Estemporanee divagazioni calcistiche sotto l’ombrellone di Leo Abbate

di Leo Abbate

Per motivi “professionali” oltre che affettivi, ho avuto modo di seguire diverse partite del campionato di Eccellenza e ho scoperto che il centrocampista centrale è un esemplare a rischio estinzione. La massima quantità di gioco sviluppabile in novanta minuti, infatti, si dispiega sulle fasce laterali; perfino lo stesso regista di centrocampo, se c’è, qualora per un inusitato accidente della sorte abbia a ricever palla, evento ben raro, subito si affretta a scegliere quella fra le due linee laterali meno intasata d’argini umani per ricondurre il giuoco nel suo… alveo naturale; oppure, ed è anche peggio, ricorre al sempre più scontato “lancione” a cercar la testa del centravanti.

Che parta da posizione più arretrata (alla Pirlo, per intenderci) o dal centro del rettangolo di gioco, il “fantasista” abita sempre più raramente il pianeta del pallone e i pochi esemplari rimasti soffrono di artrite cervicale a furia di guardar palloni volanti che li scavalcano, o peggio, meditano di darsi al tennis, per vincere la sindrome da isolamento che sopravanza implacabile.

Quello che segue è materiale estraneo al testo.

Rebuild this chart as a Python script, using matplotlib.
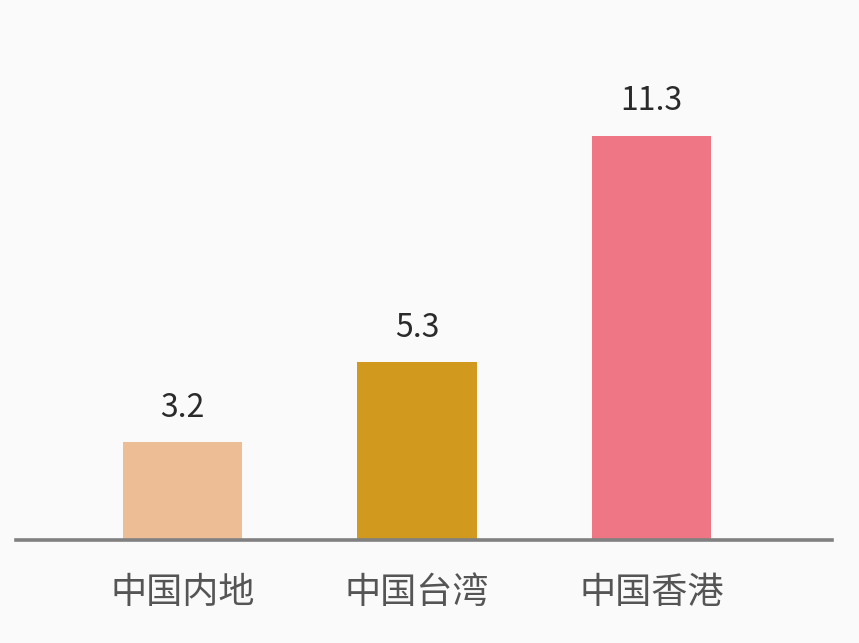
import numpy as np
import matplotlib.pyplot as plt

plt.rcParams['font.family'] = ['Noto Sans CJK SC', 'DejaVu Sans']

categories = ["中国内地", "中国台湾", "中国香港"]
values = [3.2, 5.3, 11.3]
colors = ["#EDBD96", "#D19A1E", "#EE7685"]

fig = plt.figure(figsize=(8.59, 6.43), dpi=100, facecolor="#FAFAFA")
ax = fig.add_axes([16/859, 1 - 540/643, 816/859, 450/643])
ax.set_facecolor("#FAFAFA")

x = np.arange(len(categories))
bars = ax.bar(x, values, width=0.51, color=colors, zorder=2)

ax.set_xlim(-0.71, 2.77)
ax.set_ylim(0.6, 0.6 + 450/37.8)

for b, v in zip(bars, values):
    ax.annotate("%.1f" % v, (b.get_x() + b.get_width()/2, v),
                xytext=(0, 13), textcoords="offset points",
                ha="center", va="bottom", fontsize=23, color="#2a2a2a")

for s in ["top", "right", "left"]:
    ax.spines[s].set_visible(False)
ax.spines["bottom"].set_color("#808080")
ax.spines["bottom"].set_linewidth(2.6)
ax.spines["bottom"].set_zorder(3)

ax.set_yticks([])
ax.set_xticks(x)
ax.set_xticklabels(categories, fontsize=26, color="#555555")
ax.tick_params(axis="x", length=0, pad=25)

plt.savefig("out.png", dpi=100, facecolor=fig.get_facecolor())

Se questa tendenza avesse preso piede prima d’ora, calciatori come Arie Haan, Roberto Baggio, Marco Tardelli, Nils Liedholm, Andrea Pirlo, Frank Lampard, Patrick Viera e altri che potete aggiungere voi stessi a piacimento vostro, sarebbero impiegati alle poste o chissà dove e la storia del pallone non ne avrebbe conservato testimonianza alcuna. C’è qualcosa che non va.

La Juventus quest’anno ha trovato in un centrocampista centrale con indole da fantasista, scaricato dal Milan, il perno che le ha consentito di organizzare una strategia di gioco imbattibile e ha vinto lo scudetto senza perdere mai una gara. Non fanno scuola certi esempi? Non bisognerebbe rifletterci sopra?

Oltre tutto un gioco organizzato con intelligenza strategica e astuzia tattica risulta molto più spettacolare del maledetto lancio lungo alla “spera in Dio”.  Oltre tutto, i cursori di fascia si usurano come ciabatte, costretti come sono a percorrere, gara dopo gara, migliaia di chilometri a stagione.

Oltre tutto, alle doti di corridore infaticabile, i medesimi debbono aggiungere anche piedi buoni perché se ti ammazzi di fatica per arrivare sul fondo e poi non sai fare un cross decente, lo spettacolo riceve colpi mortali ad ogni azione. Il nemico da abbattere rischia di essere la noia sepolcrale. Chissà se nel campionato di Promozione la situazione è la stessa. Mi sa che lo scopriremo fin troppo presto (oltre tutto!).